| GIVEN MATERIAL |
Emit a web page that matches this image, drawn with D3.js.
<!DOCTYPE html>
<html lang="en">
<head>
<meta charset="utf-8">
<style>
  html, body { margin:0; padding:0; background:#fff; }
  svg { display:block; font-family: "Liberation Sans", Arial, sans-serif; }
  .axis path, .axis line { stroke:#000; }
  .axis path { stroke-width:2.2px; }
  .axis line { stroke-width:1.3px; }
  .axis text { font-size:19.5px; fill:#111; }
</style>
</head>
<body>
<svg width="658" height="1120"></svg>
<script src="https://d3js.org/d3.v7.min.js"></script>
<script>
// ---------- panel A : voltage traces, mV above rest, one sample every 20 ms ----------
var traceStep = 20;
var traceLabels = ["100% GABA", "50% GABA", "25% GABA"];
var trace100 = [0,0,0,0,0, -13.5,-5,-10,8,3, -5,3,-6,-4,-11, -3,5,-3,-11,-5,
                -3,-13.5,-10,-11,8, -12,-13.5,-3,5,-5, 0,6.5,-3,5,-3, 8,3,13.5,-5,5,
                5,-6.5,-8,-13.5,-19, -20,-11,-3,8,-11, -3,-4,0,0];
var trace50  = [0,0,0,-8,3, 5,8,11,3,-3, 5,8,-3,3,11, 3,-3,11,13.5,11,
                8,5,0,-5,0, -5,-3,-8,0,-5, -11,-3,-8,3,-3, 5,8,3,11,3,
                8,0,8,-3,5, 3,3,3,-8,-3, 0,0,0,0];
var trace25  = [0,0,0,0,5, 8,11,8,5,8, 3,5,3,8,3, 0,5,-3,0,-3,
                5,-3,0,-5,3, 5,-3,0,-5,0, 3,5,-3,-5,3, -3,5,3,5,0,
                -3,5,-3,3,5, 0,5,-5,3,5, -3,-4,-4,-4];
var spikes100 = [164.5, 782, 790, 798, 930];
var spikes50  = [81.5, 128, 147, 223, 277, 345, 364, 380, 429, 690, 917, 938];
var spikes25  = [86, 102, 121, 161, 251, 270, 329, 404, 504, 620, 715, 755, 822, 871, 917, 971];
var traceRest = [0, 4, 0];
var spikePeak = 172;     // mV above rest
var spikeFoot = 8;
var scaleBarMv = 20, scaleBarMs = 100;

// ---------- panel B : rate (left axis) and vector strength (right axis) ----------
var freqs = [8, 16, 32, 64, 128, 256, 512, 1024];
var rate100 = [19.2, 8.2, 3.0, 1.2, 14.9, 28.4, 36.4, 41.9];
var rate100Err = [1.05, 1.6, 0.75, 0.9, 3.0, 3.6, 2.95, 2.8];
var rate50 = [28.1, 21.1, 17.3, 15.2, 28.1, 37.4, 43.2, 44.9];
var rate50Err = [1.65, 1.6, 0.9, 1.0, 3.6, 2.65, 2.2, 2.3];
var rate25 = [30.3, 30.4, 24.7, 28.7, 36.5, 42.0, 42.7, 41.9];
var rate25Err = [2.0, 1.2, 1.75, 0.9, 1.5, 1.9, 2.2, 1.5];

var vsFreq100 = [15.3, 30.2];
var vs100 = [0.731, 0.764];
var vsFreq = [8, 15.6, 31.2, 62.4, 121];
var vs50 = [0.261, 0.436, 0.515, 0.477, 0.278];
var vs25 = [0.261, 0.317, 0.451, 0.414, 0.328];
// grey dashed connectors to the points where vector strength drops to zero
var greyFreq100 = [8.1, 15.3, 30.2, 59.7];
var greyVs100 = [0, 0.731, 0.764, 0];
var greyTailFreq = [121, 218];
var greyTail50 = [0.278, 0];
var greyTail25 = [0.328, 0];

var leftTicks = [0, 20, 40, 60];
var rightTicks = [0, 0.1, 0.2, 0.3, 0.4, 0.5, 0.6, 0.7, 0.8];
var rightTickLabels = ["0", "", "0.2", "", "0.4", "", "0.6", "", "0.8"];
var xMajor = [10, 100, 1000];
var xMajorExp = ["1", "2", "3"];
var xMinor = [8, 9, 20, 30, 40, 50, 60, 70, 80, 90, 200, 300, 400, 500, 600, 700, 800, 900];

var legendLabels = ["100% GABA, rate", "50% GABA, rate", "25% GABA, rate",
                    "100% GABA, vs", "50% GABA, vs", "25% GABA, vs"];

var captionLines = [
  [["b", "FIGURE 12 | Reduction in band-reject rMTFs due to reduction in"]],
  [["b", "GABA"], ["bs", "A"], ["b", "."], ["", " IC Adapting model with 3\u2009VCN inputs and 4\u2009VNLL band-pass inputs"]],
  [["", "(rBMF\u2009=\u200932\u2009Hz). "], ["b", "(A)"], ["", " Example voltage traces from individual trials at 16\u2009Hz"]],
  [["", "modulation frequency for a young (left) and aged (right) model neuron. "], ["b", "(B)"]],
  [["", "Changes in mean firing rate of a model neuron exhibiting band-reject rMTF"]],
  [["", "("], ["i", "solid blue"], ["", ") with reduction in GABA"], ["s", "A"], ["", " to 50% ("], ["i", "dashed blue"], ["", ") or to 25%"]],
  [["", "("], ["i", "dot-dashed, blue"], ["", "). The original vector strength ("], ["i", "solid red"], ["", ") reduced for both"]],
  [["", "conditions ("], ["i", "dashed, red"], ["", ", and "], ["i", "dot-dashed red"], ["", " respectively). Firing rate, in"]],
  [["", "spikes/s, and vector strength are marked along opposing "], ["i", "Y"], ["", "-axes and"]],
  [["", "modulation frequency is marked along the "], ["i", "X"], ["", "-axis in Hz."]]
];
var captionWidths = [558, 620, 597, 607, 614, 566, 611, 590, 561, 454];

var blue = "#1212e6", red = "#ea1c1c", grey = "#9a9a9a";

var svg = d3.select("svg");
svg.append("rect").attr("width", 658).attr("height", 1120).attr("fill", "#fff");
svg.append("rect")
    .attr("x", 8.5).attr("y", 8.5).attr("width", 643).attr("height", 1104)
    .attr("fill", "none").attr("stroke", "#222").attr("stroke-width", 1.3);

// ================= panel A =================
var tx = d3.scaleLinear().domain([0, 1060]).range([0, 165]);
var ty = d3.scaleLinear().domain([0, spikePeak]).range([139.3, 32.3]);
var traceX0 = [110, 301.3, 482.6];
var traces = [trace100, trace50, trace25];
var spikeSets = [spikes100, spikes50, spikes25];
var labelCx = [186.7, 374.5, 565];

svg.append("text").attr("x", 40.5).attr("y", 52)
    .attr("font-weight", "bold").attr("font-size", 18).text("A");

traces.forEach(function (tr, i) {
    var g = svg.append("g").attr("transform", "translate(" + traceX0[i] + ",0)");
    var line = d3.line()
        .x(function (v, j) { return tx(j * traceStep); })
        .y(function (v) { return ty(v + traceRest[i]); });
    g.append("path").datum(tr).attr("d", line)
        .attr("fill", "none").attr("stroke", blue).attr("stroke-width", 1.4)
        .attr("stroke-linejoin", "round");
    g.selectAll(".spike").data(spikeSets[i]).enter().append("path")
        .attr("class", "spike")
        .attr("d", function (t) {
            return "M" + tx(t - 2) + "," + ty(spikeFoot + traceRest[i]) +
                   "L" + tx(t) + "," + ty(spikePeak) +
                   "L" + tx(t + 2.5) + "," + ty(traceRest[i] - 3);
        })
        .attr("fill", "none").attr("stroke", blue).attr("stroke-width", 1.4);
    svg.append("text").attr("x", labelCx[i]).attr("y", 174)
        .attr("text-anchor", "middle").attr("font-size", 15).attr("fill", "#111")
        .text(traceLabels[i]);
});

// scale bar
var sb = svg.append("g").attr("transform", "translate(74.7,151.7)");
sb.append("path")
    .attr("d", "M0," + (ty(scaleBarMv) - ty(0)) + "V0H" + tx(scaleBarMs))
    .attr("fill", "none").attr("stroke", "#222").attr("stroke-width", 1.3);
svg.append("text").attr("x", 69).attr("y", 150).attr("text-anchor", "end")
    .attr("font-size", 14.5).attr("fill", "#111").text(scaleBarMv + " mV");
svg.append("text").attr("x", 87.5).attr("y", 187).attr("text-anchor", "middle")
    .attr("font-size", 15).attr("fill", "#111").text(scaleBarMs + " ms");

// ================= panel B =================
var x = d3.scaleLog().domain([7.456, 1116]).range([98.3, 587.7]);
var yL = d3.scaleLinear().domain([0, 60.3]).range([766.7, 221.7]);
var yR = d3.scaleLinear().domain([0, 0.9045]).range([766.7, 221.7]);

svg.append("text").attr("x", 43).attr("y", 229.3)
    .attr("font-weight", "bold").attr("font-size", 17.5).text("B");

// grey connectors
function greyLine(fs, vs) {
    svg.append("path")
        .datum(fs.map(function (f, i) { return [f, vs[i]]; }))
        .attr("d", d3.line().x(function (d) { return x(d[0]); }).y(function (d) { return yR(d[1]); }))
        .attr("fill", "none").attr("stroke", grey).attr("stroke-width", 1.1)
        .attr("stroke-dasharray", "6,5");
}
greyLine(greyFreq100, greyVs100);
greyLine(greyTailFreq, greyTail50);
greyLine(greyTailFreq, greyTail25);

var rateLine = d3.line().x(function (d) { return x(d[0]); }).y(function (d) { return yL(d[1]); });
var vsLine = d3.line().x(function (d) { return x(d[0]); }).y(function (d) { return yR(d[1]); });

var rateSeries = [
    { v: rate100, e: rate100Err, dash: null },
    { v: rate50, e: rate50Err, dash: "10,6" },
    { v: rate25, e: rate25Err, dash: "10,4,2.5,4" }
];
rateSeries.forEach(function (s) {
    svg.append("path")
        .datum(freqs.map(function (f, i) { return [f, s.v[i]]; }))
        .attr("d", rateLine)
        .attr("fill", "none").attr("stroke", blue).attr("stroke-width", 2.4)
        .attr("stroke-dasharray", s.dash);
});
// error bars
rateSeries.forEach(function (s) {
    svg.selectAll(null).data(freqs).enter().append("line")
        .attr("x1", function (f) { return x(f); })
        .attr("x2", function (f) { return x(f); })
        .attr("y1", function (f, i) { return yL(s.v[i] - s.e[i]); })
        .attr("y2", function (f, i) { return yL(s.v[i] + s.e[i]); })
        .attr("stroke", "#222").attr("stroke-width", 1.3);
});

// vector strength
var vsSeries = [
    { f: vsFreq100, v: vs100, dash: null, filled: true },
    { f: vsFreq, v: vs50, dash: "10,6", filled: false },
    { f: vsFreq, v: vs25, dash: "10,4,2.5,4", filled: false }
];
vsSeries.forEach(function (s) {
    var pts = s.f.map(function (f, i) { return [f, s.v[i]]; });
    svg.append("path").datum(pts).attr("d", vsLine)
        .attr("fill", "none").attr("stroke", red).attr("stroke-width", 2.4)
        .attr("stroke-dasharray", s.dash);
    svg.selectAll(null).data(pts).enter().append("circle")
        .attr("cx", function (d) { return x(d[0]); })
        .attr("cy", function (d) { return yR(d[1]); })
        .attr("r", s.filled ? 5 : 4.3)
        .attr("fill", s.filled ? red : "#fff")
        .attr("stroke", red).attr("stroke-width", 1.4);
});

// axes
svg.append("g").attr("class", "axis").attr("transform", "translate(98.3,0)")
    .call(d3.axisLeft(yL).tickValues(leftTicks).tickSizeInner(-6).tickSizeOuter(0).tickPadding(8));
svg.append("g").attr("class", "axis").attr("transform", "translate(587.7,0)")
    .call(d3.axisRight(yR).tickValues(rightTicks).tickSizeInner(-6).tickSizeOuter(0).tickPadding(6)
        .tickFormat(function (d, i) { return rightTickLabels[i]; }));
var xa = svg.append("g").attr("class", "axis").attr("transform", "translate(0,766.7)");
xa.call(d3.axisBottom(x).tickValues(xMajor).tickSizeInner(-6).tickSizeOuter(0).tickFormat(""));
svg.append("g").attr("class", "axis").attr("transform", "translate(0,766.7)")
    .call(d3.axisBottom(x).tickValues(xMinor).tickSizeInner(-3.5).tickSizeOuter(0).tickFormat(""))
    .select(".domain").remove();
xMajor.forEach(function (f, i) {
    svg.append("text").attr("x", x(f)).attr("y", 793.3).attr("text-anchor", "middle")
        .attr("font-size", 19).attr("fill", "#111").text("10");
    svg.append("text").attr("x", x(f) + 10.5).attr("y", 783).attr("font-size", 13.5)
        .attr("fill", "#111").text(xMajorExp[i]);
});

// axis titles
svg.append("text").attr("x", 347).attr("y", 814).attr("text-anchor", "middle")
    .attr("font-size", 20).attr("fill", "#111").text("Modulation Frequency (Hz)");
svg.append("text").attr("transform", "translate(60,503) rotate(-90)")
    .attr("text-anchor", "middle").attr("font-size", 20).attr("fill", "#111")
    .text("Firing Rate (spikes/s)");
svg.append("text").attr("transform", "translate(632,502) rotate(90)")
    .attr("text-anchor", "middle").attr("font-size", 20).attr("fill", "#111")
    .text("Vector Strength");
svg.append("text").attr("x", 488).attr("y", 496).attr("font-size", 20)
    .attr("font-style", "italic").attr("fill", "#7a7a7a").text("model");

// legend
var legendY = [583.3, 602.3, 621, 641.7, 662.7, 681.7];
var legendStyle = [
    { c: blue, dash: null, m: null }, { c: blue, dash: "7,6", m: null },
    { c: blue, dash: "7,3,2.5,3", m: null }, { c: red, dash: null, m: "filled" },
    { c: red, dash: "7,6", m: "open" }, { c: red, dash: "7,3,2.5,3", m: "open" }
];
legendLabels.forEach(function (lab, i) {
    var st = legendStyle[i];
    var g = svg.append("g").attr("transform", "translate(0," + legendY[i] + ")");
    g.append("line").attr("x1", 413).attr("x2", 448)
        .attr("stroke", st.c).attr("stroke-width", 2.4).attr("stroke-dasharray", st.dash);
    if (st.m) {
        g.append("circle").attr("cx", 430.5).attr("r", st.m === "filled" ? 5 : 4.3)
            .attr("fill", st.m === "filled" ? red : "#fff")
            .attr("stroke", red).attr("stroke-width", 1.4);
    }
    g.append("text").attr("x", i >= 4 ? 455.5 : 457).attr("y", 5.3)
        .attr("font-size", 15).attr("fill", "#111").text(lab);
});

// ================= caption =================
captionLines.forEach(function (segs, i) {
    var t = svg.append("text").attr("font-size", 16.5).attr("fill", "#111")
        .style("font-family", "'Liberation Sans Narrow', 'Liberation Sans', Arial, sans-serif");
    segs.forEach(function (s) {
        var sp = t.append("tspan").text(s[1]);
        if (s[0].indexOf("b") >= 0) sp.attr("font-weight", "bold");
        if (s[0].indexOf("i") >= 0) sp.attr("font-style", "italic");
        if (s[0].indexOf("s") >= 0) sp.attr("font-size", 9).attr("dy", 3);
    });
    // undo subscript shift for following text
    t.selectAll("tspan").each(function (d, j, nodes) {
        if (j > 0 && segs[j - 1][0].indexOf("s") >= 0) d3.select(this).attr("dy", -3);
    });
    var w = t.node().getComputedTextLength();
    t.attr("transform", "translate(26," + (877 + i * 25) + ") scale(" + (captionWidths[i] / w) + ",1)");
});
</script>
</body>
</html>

| TASK DIRECTIONS |
Word for word, reproduce the listing above from its start up to and including the line that has "var scaleBarMv = 20, scaleBarMs = 100;". Give only those lines.

| SOLUTION |
Emit a web page that matches this image, drawn with D3.js.
<!DOCTYPE html>
<html lang="en">
<head>
<meta charset="utf-8">
<style>
  html, body { margin:0; padding:0; background:#fff; }
  svg { display:block; font-family: "Liberation Sans", Arial, sans-serif; }
  .axis path, .axis line { stroke:#000; }
  .axis path { stroke-width:2.2px; }
  .axis line { stroke-width:1.3px; }
  .axis text { font-size:19.5px; fill:#111; }
</style>
</head>
<body>
<svg width="658" height="1120"></svg>
<script src="https://d3js.org/d3.v7.min.js"></script>
<script>
// ---------- panel A : voltage traces, mV above rest, one sample every 20 ms ----------
var traceStep = 20;
var traceLabels = ["100% GABA", "50% GABA", "25% GABA"];
var trace100 = [0,0,0,0,0, -13.5,-5,-10,8,3, -5,3,-6,-4,-11, -3,5,-3,-11,-5,
                -3,-13.5,-10,-11,8, -12,-13.5,-3,5,-5, 0,6.5,-3,5,-3, 8,3,13.5,-5,5,
                5,-6.5,-8,-13.5,-19, -20,-11,-3,8,-11, -3,-4,0,0];
var trace50  = [0,0,0,-8,3, 5,8,11,3,-3, 5,8,-3,3,11, 3,-3,11,13.5,11,
                8,5,0,-5,0, -5,-3,-8,0,-5, -11,-3,-8,3,-3, 5,8,3,11,3,
                8,0,8,-3,5, 3,3,3,-8,-3, 0,0,0,0];
var trace25  = [0,0,0,0,5, 8,11,8,5,8, 3,5,3,8,3, 0,5,-3,0,-3,
                5,-3,0,-5,3, 5,-3,0,-5,0, 3,5,-3,-5,3, -3,5,3,5,0,
                -3,5,-3,3,5, 0,5,-5,3,5, -3,-4,-4,-4];
var spikes100 = [164.5, 782, 790, 798, 930];
var spikes50  = [81.5, 128, 147, 223, 277, 345, 364, 380, 429, 690, 917, 938];
var spikes25  = [86, 102, 121, 161, 251, 270, 329, 404, 504, 620, 715, 755, 822, 871, 917, 971];
var traceRest = [0, 4, 0];
var spikePeak = 172;     // mV above rest
var spikeFoot = 8;
var scaleBarMv = 20, scaleBarMs = 100;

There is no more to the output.